- _What you need to do_
Starting at the first line of the listing below, repeat each line exactly until the line containing "var riskTicks = [0.01,0.05,0.1,0.3,0.5,0.7,0.9,0.95];", which you include. Leave out pictures.

Collected data entries:

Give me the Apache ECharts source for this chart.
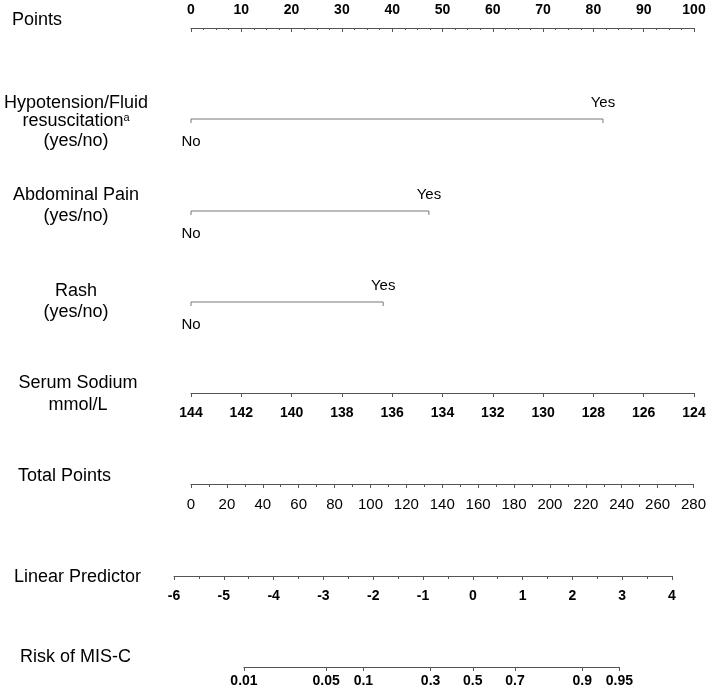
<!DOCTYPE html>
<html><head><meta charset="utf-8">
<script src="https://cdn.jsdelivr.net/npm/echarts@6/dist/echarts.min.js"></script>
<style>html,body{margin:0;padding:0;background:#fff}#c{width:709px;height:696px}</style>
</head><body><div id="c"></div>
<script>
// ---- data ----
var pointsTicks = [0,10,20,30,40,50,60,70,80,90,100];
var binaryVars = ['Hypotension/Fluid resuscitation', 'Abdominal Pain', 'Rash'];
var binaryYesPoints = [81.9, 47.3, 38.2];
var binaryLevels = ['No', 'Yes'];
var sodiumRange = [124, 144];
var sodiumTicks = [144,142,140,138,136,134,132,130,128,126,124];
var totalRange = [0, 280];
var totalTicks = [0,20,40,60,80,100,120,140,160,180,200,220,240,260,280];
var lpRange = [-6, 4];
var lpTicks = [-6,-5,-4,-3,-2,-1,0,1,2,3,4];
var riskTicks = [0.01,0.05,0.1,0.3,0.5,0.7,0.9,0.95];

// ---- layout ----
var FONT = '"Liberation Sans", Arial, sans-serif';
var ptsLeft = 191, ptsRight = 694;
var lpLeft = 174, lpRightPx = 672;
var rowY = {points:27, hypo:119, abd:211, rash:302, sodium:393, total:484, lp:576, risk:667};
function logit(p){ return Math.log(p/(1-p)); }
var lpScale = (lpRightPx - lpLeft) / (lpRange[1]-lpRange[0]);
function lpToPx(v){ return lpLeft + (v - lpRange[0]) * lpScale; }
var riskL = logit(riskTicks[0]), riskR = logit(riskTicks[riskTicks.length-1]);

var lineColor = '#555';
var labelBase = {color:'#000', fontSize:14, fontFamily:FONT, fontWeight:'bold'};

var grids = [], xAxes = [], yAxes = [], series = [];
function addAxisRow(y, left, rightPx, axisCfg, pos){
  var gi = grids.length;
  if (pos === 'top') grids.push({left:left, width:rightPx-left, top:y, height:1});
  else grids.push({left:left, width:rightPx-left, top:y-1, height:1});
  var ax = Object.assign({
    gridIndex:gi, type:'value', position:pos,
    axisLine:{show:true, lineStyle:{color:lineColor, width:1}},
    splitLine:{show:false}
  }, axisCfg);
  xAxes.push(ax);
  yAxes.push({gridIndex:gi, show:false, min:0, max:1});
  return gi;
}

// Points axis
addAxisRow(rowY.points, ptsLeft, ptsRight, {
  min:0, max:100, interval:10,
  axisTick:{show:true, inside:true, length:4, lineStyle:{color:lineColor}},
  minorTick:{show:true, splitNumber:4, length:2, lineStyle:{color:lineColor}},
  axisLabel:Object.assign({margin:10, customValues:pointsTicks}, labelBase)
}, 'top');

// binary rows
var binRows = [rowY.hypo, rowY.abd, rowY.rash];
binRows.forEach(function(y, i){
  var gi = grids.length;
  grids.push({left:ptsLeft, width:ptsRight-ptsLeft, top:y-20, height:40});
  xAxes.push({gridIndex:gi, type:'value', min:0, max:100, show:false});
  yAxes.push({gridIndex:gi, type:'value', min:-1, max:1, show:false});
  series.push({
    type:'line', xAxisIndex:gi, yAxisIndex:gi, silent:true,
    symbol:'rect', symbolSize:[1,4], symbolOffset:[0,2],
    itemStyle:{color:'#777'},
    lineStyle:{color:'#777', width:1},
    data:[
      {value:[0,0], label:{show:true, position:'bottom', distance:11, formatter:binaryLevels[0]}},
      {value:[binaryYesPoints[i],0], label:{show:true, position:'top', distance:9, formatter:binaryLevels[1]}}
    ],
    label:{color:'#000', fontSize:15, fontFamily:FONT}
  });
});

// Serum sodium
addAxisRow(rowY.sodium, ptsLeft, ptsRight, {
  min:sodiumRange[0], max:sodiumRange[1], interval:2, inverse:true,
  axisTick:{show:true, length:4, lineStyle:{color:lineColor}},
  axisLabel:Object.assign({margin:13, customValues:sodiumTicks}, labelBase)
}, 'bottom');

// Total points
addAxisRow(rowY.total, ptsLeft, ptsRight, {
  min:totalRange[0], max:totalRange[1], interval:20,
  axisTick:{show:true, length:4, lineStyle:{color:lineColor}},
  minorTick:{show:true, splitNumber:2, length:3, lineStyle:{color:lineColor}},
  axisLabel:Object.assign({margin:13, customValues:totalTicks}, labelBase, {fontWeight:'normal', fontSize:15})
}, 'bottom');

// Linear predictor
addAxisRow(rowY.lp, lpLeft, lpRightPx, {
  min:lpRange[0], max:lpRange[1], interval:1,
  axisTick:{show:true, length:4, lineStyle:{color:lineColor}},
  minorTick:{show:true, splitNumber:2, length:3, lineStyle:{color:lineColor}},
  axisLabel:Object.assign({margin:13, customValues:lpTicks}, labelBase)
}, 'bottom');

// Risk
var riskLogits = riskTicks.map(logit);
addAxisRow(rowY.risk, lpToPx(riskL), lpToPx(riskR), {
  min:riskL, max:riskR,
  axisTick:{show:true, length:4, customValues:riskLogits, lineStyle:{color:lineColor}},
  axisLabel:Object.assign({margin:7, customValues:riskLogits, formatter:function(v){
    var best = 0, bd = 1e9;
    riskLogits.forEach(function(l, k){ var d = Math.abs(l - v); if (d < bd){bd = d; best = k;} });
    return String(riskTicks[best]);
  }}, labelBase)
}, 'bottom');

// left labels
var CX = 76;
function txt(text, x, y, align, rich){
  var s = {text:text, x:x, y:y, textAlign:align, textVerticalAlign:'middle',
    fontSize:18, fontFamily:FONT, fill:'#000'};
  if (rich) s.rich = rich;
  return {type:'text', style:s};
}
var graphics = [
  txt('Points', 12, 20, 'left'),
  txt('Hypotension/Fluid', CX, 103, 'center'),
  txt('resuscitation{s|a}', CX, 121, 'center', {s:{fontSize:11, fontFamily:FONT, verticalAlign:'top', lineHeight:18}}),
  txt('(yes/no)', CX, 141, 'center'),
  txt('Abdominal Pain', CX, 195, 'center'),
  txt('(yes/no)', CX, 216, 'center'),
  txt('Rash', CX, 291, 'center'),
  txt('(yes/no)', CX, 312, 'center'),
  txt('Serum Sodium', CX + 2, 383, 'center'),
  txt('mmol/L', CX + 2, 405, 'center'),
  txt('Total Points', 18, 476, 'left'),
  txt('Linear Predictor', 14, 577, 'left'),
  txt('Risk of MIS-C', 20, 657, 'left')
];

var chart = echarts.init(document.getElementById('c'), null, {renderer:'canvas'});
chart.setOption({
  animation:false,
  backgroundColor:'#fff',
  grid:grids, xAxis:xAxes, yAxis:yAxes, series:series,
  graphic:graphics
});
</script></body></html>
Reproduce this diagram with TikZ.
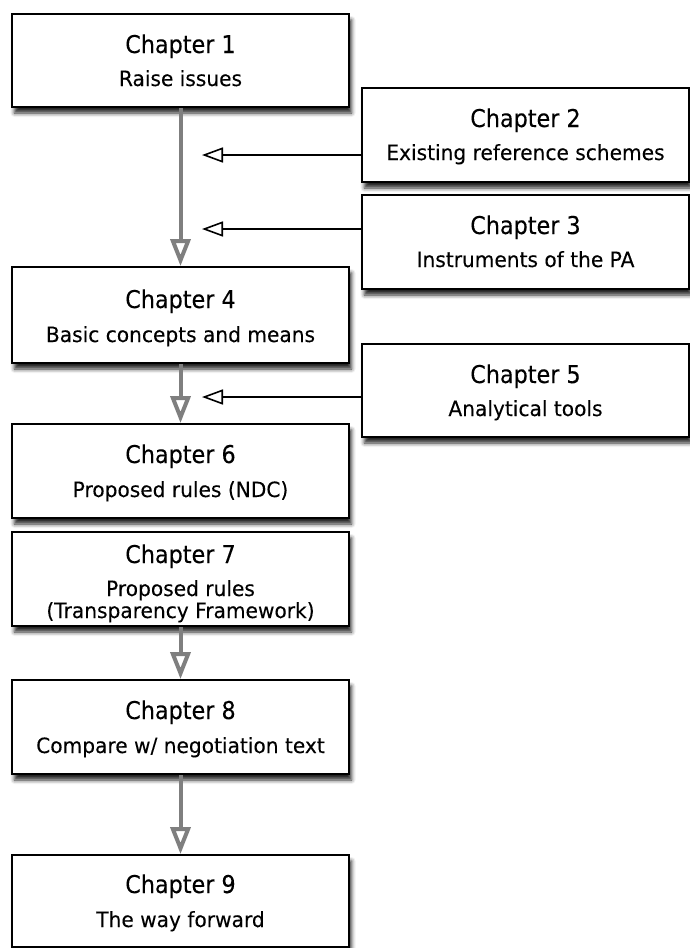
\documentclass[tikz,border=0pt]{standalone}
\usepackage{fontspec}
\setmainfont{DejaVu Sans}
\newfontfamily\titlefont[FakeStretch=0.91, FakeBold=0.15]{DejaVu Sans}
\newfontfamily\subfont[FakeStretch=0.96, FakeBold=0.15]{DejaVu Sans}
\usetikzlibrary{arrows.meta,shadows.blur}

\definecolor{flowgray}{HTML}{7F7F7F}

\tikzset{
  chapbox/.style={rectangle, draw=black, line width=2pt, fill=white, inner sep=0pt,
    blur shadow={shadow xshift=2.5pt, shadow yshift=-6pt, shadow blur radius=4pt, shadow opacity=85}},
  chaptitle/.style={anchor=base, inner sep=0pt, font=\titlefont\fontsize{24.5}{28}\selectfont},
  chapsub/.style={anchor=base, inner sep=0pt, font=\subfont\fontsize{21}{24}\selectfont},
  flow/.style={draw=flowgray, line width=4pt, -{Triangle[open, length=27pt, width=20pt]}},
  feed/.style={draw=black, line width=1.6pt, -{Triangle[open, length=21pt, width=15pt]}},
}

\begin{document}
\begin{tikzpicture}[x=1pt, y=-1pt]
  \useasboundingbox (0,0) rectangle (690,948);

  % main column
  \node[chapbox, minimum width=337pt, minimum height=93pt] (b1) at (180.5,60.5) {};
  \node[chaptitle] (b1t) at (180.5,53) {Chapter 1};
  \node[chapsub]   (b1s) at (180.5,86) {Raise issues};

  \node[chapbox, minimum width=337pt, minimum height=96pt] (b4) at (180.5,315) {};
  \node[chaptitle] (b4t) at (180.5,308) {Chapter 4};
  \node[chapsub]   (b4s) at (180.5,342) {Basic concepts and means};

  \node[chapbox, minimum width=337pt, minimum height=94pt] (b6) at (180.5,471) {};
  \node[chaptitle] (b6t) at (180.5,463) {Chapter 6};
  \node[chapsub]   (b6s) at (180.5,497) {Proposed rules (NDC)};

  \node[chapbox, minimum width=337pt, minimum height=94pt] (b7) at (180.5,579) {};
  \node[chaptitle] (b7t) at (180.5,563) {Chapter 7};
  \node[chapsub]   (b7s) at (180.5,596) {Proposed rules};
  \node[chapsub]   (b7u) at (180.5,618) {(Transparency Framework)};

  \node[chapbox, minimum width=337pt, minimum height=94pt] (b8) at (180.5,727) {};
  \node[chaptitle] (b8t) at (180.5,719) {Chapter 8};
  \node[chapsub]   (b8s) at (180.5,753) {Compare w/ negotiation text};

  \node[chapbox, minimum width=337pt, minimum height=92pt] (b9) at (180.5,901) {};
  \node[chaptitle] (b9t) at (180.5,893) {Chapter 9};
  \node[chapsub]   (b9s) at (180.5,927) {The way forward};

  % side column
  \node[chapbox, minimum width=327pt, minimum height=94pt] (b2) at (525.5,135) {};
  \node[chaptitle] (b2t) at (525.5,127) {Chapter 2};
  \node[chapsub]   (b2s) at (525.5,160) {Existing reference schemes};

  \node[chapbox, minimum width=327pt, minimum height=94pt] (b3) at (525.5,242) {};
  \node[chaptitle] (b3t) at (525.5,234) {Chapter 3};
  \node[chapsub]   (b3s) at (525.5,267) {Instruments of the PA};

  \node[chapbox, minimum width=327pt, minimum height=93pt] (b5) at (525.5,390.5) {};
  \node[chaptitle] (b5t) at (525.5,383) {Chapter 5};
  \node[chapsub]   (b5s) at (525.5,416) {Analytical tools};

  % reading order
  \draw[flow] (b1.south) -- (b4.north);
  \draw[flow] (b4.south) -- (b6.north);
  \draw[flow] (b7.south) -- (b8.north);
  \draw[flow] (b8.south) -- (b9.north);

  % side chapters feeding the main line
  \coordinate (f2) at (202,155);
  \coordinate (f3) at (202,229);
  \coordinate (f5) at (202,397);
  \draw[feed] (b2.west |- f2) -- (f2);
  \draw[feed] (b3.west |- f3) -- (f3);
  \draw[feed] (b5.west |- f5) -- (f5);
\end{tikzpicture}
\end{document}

- _Solution to this exercise_
Give me the Apache ECharts source for this chart.
<!DOCTYPE html>
<html><head><meta charset="utf-8">
<script src="https://cdn.jsdelivr.net/npm/echarts@6/dist/echarts.min.js"></script>
<style>html,body{margin:0;padding:0;background:#fff}#c{width:709px;height:696px}</style>
</head><body><div id="c"></div>
<script>
// ---- data ----
var pointsTicks = [0,10,20,30,40,50,60,70,80,90,100];
var binaryVars = ['Hypotension/Fluid resuscitation', 'Abdominal Pain', 'Rash'];
var binaryYesPoints = [81.9, 47.3, 38.2];
var binaryLevels = ['No', 'Yes'];
var sodiumRange = [124, 144];
var sodiumTicks = [144,142,140,138,136,134,132,130,128,126,124];
var totalRange = [0, 280];
var totalTicks = [0,20,40,60,80,100,120,140,160,180,200,220,240,260,280];
var lpRange = [-6, 4];
var lpTicks = [-6,-5,-4,-3,-2,-1,0,1,2,3,4];
var riskTicks = [0.01,0.05,0.1,0.3,0.5,0.7,0.9,0.95];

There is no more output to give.